Einmal der Wolf: Welchen Eindruck erweckt er in der Anfangsszene? Wie fühlt sich der Wolf während seines Tanzes? Was denkt er, als die Gans ihn auslacht? Warum tanzt er weiter? Wo wird aus dem starken Wolf ein schwaches Mobbing-Opfer und wie entkommt der Wolf seiner Opferrolle? An welchem Punkt und wodurch verändert sich die Beziehung zwischen Wolf und Gans grundlegend?
Andererseits die Gans: Wie reagiert sie, als sie dem Wolf erstmals begegnet? Was geht in ihrem Kopf vor, als sie den Wolf tanzen sieht? Warum lacht sie? Aus welchem Grund traut sie sich, den starken Wolf auszulachen? Was denkt sie, als der Wolf sie schliesslich mit Gebrüll packt? Und wie fühlt sie sich, als er über ihren Schwimmreif lacht? Warum kann die Gans schliesslich gemeinsam mit dem Wolf lachen und tanzen?

Alle diese Überlegungen könnten schliesslich zugespitzt werden, in zweierlei Richtung:
Einerseits zur Frage des Ausgelacht-Werdens, zum Ausgestellt-Sein und zu Erfahrungen von Diskriminierung und Mobbing: Welche Verstehenshilfen bietet der Film an zur Entstehung, zur Täter-Opfer-Dynamik, zur Eskalation und zur Überwindung von Mobbing?

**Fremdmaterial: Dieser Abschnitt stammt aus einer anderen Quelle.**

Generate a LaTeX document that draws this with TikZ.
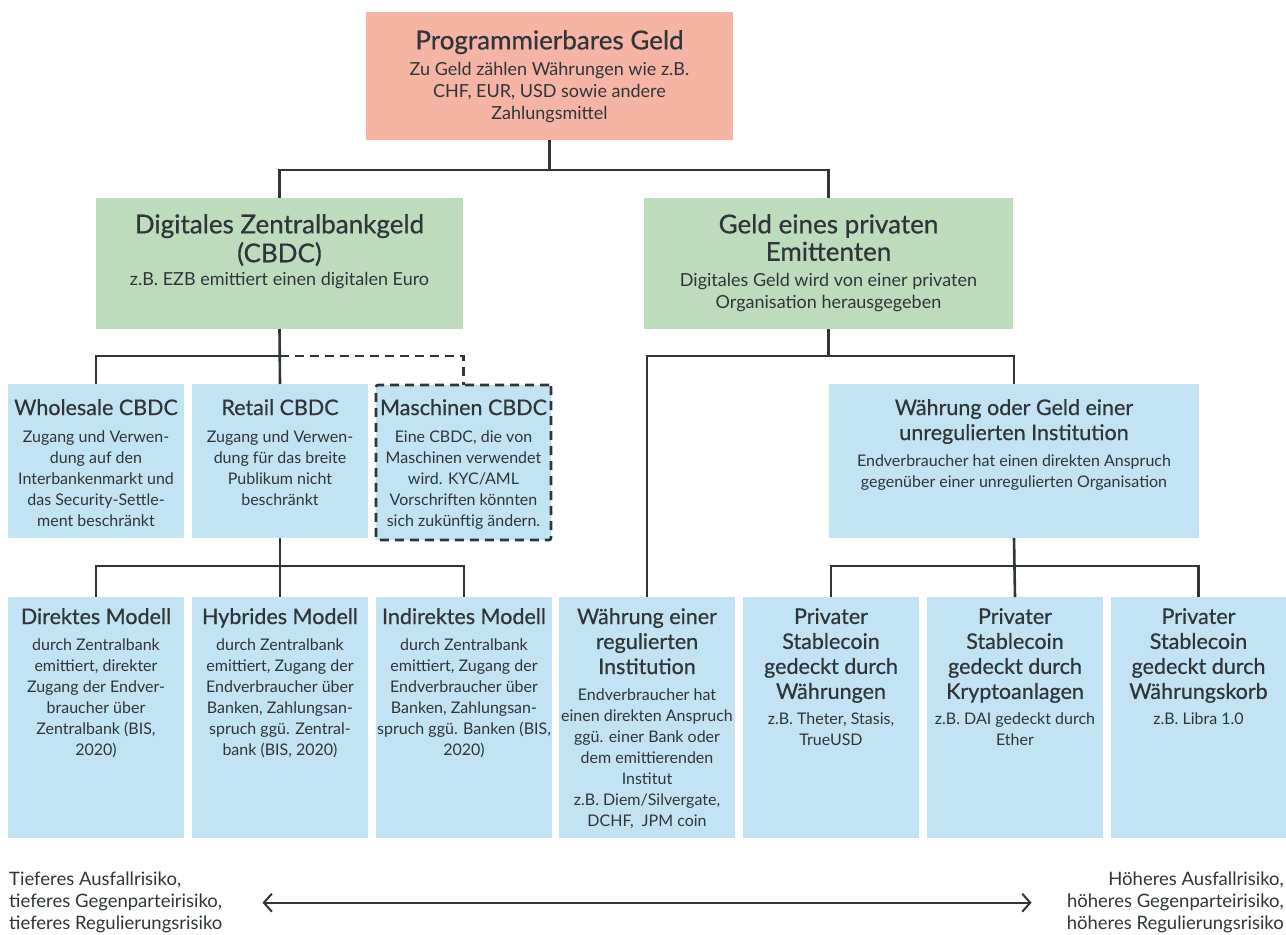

Andererseits zur Frage nach Rollenerwartungen und ihrer Enttäuschung bzw. nach Maske und Demaskierung, nach Äusserlichkeit und wahrem Ich: Welche Umgangsweisen mit der Enttäuschung von Rollenerwartungen, mit Demaskierung und Offenheit zeigt der Film? Ausgehend von der im Film zentralen Musik wäre hier ein Exkurs zum Libretto von Schwanensee oder zu dem auch aus zahlreichen Märchen bekannten Topos der verzauberten Prinzessin bzw. des verzauberten Prinzen möglich. Wie kommt dort und wie kommt hier die Erlösung zustande? Und was ist vielleicht das Gemeinsame von Liebe und einem freundlichen Lachen?

Die vom Katholischen Filmwerk produzierte DVD „Geschlechter. Rollen, Verhalten, Erwartungen“ mit nichtgewerblich-öffentlichem Vorführrecht (Ö-Recht) enthält neben dem Film „Wolf“ die auch öffentlich zugängliche Arbeitshilfe von Manfred Karsch.